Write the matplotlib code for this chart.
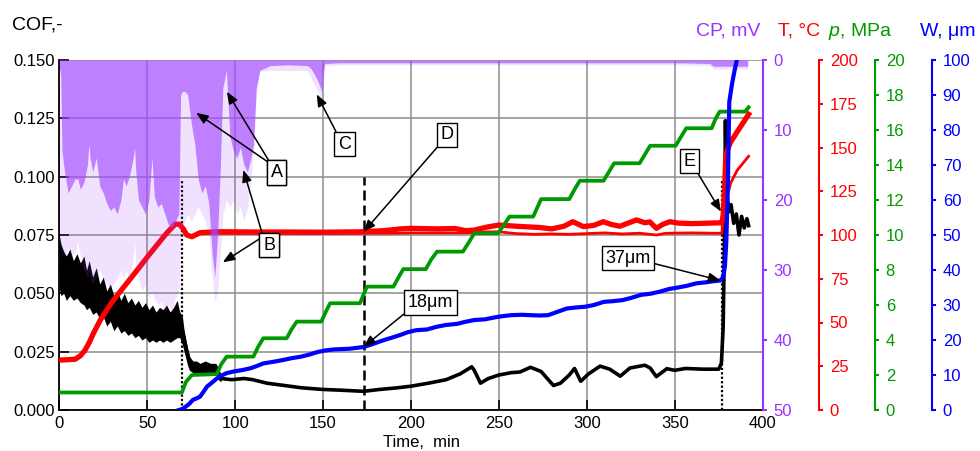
import matplotlib
matplotlib.use('Agg')
import matplotlib.pyplot as plt
from matplotlib.ticker import MultipleLocator, FormatStrFormatter

plt.rcParams['font.family'] = ['Liberation Sans', 'DejaVu Sans']
plt.rcParams['mathtext.fontset'] = 'custom'
plt.rcParams['mathtext.rm'] = 'Liberation Sans'
plt.rcParams['mathtext.it'] = 'Liberation Sans:italic'

PURPLE = '#9933ff'
RED = '#ff0000'
GREEN = '#009a00'
BLUE = '#0000ff'

# coefficient of friction: noisy envelope during running-in, then mean curve
band_t = [0, 1, 2.5, 4, 6, 8, 10, 12, 14, 15.5,
          17, 19, 21, 23, 25, 27, 29, 31, 33, 35,
          37, 39, 41, 43, 45, 47, 49, 51, 53, 55,
          57, 59, 61, 63, 65, 67, 68.5, 70, 71, 72,
          73, 74, 76, 78, 80, 83, 86, 89, 90.5, 92]
band_hi = [0.075, 0.071, 0.068, 0.066, 0.069, 0.064, 0.067, 0.063, 0.066, 0.060,
           0.064, 0.057, 0.061, 0.054, 0.057, 0.051, 0.054, 0.049, 0.051, 0.047,
           0.050, 0.046, 0.048, 0.045, 0.047, 0.044, 0.046, 0.043, 0.045, 0.042,
           0.044, 0.043, 0.045, 0.042, 0.044, 0.047, 0.042, 0.040, 0.034, 0.030,
           0.026, 0.023, 0.021, 0.021, 0.020, 0.021, 0.020, 0.020, 0.018, 0.015]
band_lo = [0.052, 0.049, 0.050, 0.047, 0.049, 0.047, 0.048, 0.046, 0.045, 0.043,
           0.044, 0.041, 0.042, 0.039, 0.040, 0.036, 0.038, 0.034, 0.036, 0.033,
           0.034, 0.032, 0.033, 0.031, 0.032, 0.030, 0.031, 0.029, 0.030, 0.029,
           0.030, 0.029, 0.030, 0.029, 0.030, 0.031, 0.031, 0.028, 0.025, 0.022,
           0.019, 0.017, 0.016, 0.016, 0.015, 0.016, 0.016, 0.015, 0.013, 0.012]

cof_t = [0, 2, 5, 8, 11, 14, 17, 20, 23, 26,
         30, 34, 38, 42, 46, 50, 55, 60, 65, 68,
         70, 72, 74, 76, 82, 88, 90, 92, 98, 105,
         110, 118, 128, 138, 150, 160, 173, 182, 192, 200,
         210, 220, 228, 234.5, 236, 239.5, 244, 250, 257, 262,
         268, 274, 281, 285, 290, 293, 296.5, 301, 307.5, 313,
         319, 324.5, 333, 336, 339.5, 345.5, 350, 356, 366, 375,
         376.5, 377.5, 378.3, 378.8, 379.3, 380, 381, 382, 383.5, 385,
         386.5, 388, 389.5, 391, 392]
cof = [0.062, 0.058, 0.057, 0.056, 0.055, 0.054, 0.050, 0.047, 0.045, 0.043,
       0.041, 0.040, 0.039, 0.038, 0.037, 0.036, 0.036, 0.036, 0.036, 0.036,
       0.034, 0.027, 0.021, 0.0185, 0.018, 0.0175, 0.016, 0.0135, 0.013, 0.0135,
       0.013, 0.0115, 0.0105, 0.0095, 0.0088, 0.0085, 0.008, 0.0088, 0.0095, 0.0102,
       0.0115, 0.013, 0.0155, 0.0185, 0.017, 0.0115, 0.0135, 0.015, 0.016, 0.0163,
       0.0183, 0.0165, 0.0105, 0.0115, 0.015, 0.0178, 0.0123, 0.0155, 0.0188, 0.0175,
       0.0145, 0.018, 0.0192, 0.018, 0.0143, 0.0177, 0.017, 0.0178, 0.0175, 0.0175,
       0.020, 0.035, 0.075, 0.124, 0.100, 0.090, 0.085, 0.088, 0.080, 0.084,
       0.075, 0.083, 0.078, 0.082, 0.079]

# contact potential (mV): dense signal depth and deepest excursions
cp_t = [0, 0.8, 1.5, 3, 5, 7, 9, 10.5, 12, 14,
        16, 16.8, 17.5, 19, 21, 23, 25, 27, 29, 31,
        33, 35, 36.5, 38, 40, 42, 42.8, 43.5, 45, 47,
        49, 51, 52.7, 54, 56, 58, 60, 62, 64, 66,
        68, 69, 70, 71.5, 73, 75, 77, 79, 81, 83,
        85, 87, 88.5, 90, 91.5, 93, 95, 97, 99, 101,
        103, 105, 107, 109, 110.5, 112, 114, 120, 130, 141,
        143, 145, 147, 148.5, 149.3, 150, 151, 160, 200, 250,
        300, 350, 370, 372, 385, 390, 391.5]
cp_dense = [1, 2, 13, 16, 19, 18, 17, 17, 18.5, 17.5,
            15, 12, 14, 16, 14, 18, 19, 20.5, 21.5, 21,
            22, 20, 17, 18, 16.5, 14, 12.5, 16, 20, 21,
            22, 20, 14, 19.5, 21, 20.5, 22, 23.5, 24, 23,
            22, 5, 4.5, 4.5, 5, 9, 12, 17, 19, 18,
            20.5, 28, 31, 25, 16, 4, 1.5, 11, 13, 14,
            12.5, 15, 16, 14, 12, 4, 1.5, 0.8, 0.7, 0.8,
            1.2, 2.0, 3.0, 4.0, 4.5, 2.0, 0.5, 0.4, 0.4, 0.4,
            0.4, 0.4, 0.5, 0.9, 0.9, 0.9, 0.9]
cp_peak = [26, 27, 27.5, 28, 27, 28, 27.5, 26, 28, 30,
           31, 30, 31, 32, 31, 30, 31, 32, 32.5, 32,
           31, 30, 31, 30, 32, 28, 26, 29, 31, 33,
           32, 34, 33, 34, 35, 34.5, 36, 35, 36, 34,
           33, 25, 24, 23, 22, 23, 22, 21, 22, 23,
           25, 31, 34.5, 33, 28, 22, 20, 21, 20, 22,
           21, 23, 21, 17, 13, 5, 1.6, 1.5, 1.5, 1.5,
           2.5, 3.5, 4.5, 5.2, 5.5, 3.5, 0.8, 0.7, 0.7, 0.7,
           0.7, 0.7, 0.8, 1.3, 1.3, 1.3, 1.3]

# temperature (two thermocouples), degC
t1_t = [0, 9, 12, 14.5, 17, 19.5, 23.3, 29.5, 33.3, 42,
        51.7, 61, 66, 68.5, 70.5, 72.5, 75.4, 80, 90, 110,
        130, 150, 170, 185, 194, 200, 215, 225, 231, 236,
        243, 250, 260, 269, 273, 280, 287, 292, 298, 304,
        309.3, 314, 318.8, 324, 328.2, 333, 335.8, 339.6, 343, 347.2,
        352, 360, 370, 376.8, 377.6, 378.4, 379, 379.9, 381.7, 385.5,
        389.3, 392]
temp1 = [28.5, 29, 31, 34, 38.5, 44, 51.4, 61, 66, 77,
         89.5, 101, 106.3, 106, 103.5, 100, 99, 101.3, 101.9, 101.7,
         101.7, 101.6, 101.8, 102.5, 103.5, 103.8, 103.5, 103.7, 102.5, 102.8,
         104.5, 105.7, 105, 104.5, 104.3, 103.5, 105, 107.6, 104.8, 105.5,
         107.6, 106, 105, 107, 108.6, 107, 107.5, 103.8, 106, 107.6,
         106.8, 106.5, 106.8, 107, 112, 128, 144.8, 148.6, 153, 159,
         164.8, 169]
t2_t = [80, 120, 160, 190, 200, 231, 243, 250, 260, 270,
        280, 290, 300, 310, 320, 330, 339.6, 345, 360, 372,
        376.8, 377.9, 381.7, 385.5, 392]
temp2 = [101, 101, 101, 101, 101.2, 101.2, 101.8, 101.8, 100.8, 100.4,
         100.6, 100.4, 100.8, 101.2, 100.6, 101, 100, 101, 101.2, 101,
         101, 114, 129.5, 137, 145]

# contact pressure, MPa
p_t = [0, 69.7, 72, 75.4, 89.6, 92, 95.2, 110.4, 113, 116,
       129.3, 132, 135, 149, 151.5, 154, 171, 173, 175, 190,
       193, 195.6, 208.4, 211.5, 214.8, 229.5, 233, 236, 249.5, 253,
       256, 269.5, 271.5, 274, 290, 293, 296, 309.5, 312.5, 315.5,
       330, 333, 336, 350.5, 353.5, 356.5, 371, 373, 375.5, 390,
       392]
pressure = [1.0, 1.0, 1.6, 2.0, 2.05, 2.6, 3.05, 3.05, 3.6, 4.1,
            4.1, 4.6, 5.05, 5.05, 5.6, 6.1, 6.1, 6.6, 7.05, 7.05,
            7.6, 8.05, 8.05, 8.6, 9.05, 9.05, 9.6, 10.1, 10.1, 10.6,
            11.05, 11.05, 11.5, 12.05, 12.05, 12.6, 13.1, 13.1, 13.6, 14.1,
            14.1, 14.6, 15.1, 15.1, 15.6, 16.1, 16.1, 16.6, 17.05, 17.05,
            17.3]

# linear wear, um
w_t = [68, 70, 72, 74, 76, 78, 80, 82, 84, 86,
       89.6, 92, 95, 99, 104, 108.5, 112, 116, 122, 127.4,
       132, 137, 142, 146.4, 151, 156, 165, 173, 178, 182.4,
       186, 190, 193.7, 198, 203, 209, 214.8, 220, 226, 231,
       235.9, 242, 248, 252, 257, 263, 268, 273, 278, 283,
       288.6, 294, 299, 304, 309.7, 315, 320.3, 325, 330.8, 336,
       341.4, 347, 351.9, 357, 362.4, 368, 372, 376, 377.5, 378.5,
       379.3, 380.2, 381, 382.5, 384, 385.5]
wear = [0, 0.3, 1, 1.8, 2.9, 3.3, 3.8, 5.2, 6.7, 7.5,
        9, 9.8, 10.5, 11, 11.4, 11.9, 12.5, 13.3, 13.8, 14.3,
        14.8, 15.2, 15.8, 16.5, 17, 17.3, 17.5, 18, 18.8, 19.6,
        20.2, 20.8, 21.4, 22.2, 22.8, 23, 23.8, 24.3, 24.6, 25.2,
        25.7, 25.9, 26.5, 26.8, 27.1, 27.2, 27.1, 27, 27.1, 28,
        29, 29.3, 29.5, 30, 30.9, 31.1, 31.4, 32, 32.9, 33.2,
        33.8, 34.6, 35, 35.5, 36.2, 36.5, 36.8, 37, 38, 41,
        48, 65, 88, 93, 97, 100.5]

# marked moments of the test
dotted_t = [70, 377]
dotted_top = 0.099
dashed_t = 173
dashed_top = 0.1

fig = plt.figure(figsize=(9.8, 4.51), dpi=100)
ax = fig.add_axes([59.3 / 980, 41 / 451, 703.4 / 980, 350 / 451])
# creation order = drawing order: temperature sits under the CP fill
axT = ax.twinx()
axCP = ax.twinx()
axP = ax.twinx()
axW = ax.twinx()

ax.set_xlim(0, 400)
ax.set_ylim(0, 0.15)
ax.xaxis.set_major_locator(MultipleLocator(50))
ax.yaxis.set_major_locator(MultipleLocator(0.025))
ax.yaxis.set_major_formatter(FormatStrFormatter('%.3f'))
ax.tick_params(direction='in', length=7, width=1.2, labelsize=12)
ax.tick_params(axis='x', pad=4.5)
ax.tick_params(axis='y', pad=3)
ax.grid(True, color='#8c8c8c', lw=1.1)
ax.spines['top'].set_visible(False)
ax.spines['right'].set_visible(False)
for s in ['left', 'bottom']:
    ax.spines[s].set_linewidth(1.3)

ax.fill_between(band_t, band_lo, band_hi, color='black', lw=0, zorder=3)
ax.plot(cof_t, cof, color='black', lw=2.6, zorder=3)
for t in dotted_t:
    ax.plot([t, t], [0, dotted_top], color='black', lw=1.6, ls=(0, (1, 1)), zorder=4)
ax.plot([dashed_t, dashed_t], [0, dashed_top], color='black', lw=1.8, ls=(0, (4, 2)), zorder=4)

side_axes = [
    (axCP, (50, 0), 10, PURPLE, 1.0),
    (axT, (0, 200), 25, RED, 1.0795),
    (axP, (0, 20), 2, GREEN, 1.159),
    (axW, (0, 100), 10, BLUE, 1.240),
]
for a, lim, step, col, pos in side_axes:
    a.set_ylim(*lim)
    a.yaxis.set_major_locator(MultipleLocator(step))
    a.spines['right'].set_position(('axes', pos))
    a.spines['right'].set_color(col)
    a.spines['right'].set_linewidth(1.5)
    for s in ['left', 'top', 'bottom']:
        a.spines[s].set_visible(False)
    a.tick_params(axis='y', direction='out', length=3, width=1.5,
                  colors=col, labelsize=12, pad=5)

axT.plot(t1_t, temp1, color=RED, lw=3.8)
axT.plot(t2_t, temp2, color=RED, lw=2.0)

axCP.fill_between(cp_t, 0, cp_dense, color='#a44aff', alpha=0.7, lw=0)
axCP.fill_between(cp_t, cp_dense, cp_peak, color='#a44aff', alpha=0.16, lw=0)

axP.plot(p_t, pressure, color=GREEN, lw=2.7)
axW.plot(w_t, wear, color=BLUE, lw=3.0)

# labelled boxes with arrows (drawn on the top axes so they stay above the fill)
box = dict(boxstyle='square,pad=0.2', fc='white', ec='black', lw=1)


def callout(text, xy, xytext, relpos, coords=None):
    axW.annotate(text, xy=xy, xycoords=coords or ax.transData,
                 xytext=xytext, textcoords=ax.transData,
                 ha='center', va='center', fontsize=13, bbox=box,
                 arrowprops=dict(arrowstyle='-|>,head_length=0.55,head_width=0.22',
                                 color='black', lw=1.1, shrinkA=0, shrinkB=0,
                                 relpos=relpos),
                 annotation_clip=False)


callout('A', (77.8, 0.1274), (123.7, 0.1018), (0, 1))
callout('A', (95.3, 0.1364), (123.7, 0.1018), (0, 1))
callout('B', (104.7, 0.1029), (119.3, 0.0707), (0, 1))
callout('B', (93.0, 0.0633), (119.3, 0.0707), (0, 1))
callout('C', (146.4, 0.1353), (162.2, 0.1139), (0, 1))
callout('D', (173, 101.7), (220.5, 0.1179), (0, 0), axT.transData)
callout('E', (376.3, 0.085), (358.5, 0.1066), (1, 0))
callout('18μm', (173, 18), (211, 0.0461), (0, 0), axW.transData)
callout('37μm', (376, 37), (323.3, 0.065), (1, 0.25), axW.transData)

# axis titles
fig.text(11.7 / 980, 1 - 30 / 451, 'COF,-', fontsize=14, va='baseline')
ty = 1 - 36 / 451
fig.text(760 / 980, ty, 'CP, mV', fontsize=14, color=PURPLE, ha='right', va='baseline')
fig.text(778 / 980, ty, 'T, °C', fontsize=14, color=RED, va='baseline')
fig.text(828 / 980, ty, '$p$, MPa', fontsize=14, color=GREEN, va='baseline')
fig.text(920 / 980, ty, 'W, μm', fontsize=14, color=BLUE, va='baseline')
fig.text(383 / 980, 1 - 447 / 451, 'Time,  min', fontsize=12, va='baseline')

fig.savefig('out.png', dpi=100)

Directive — From the first line of the material down to the line containing "BLUE = '#0000ff'", inclusive, return each line exactly, skipping any picture.

Result of the task —
Write the matplotlib code for this chart.
import matplotlib
matplotlib.use('Agg')
import matplotlib.pyplot as plt
from matplotlib.ticker import MultipleLocator, FormatStrFormatter

plt.rcParams['font.family'] = ['Liberation Sans', 'DejaVu Sans']
plt.rcParams['mathtext.fontset'] = 'custom'
plt.rcParams['mathtext.rm'] = 'Liberation Sans'
plt.rcParams['mathtext.it'] = 'Liberation Sans:italic'

PURPLE = '#9933ff'
RED = '#ff0000'
GREEN = '#009a00'
BLUE = '#0000ff'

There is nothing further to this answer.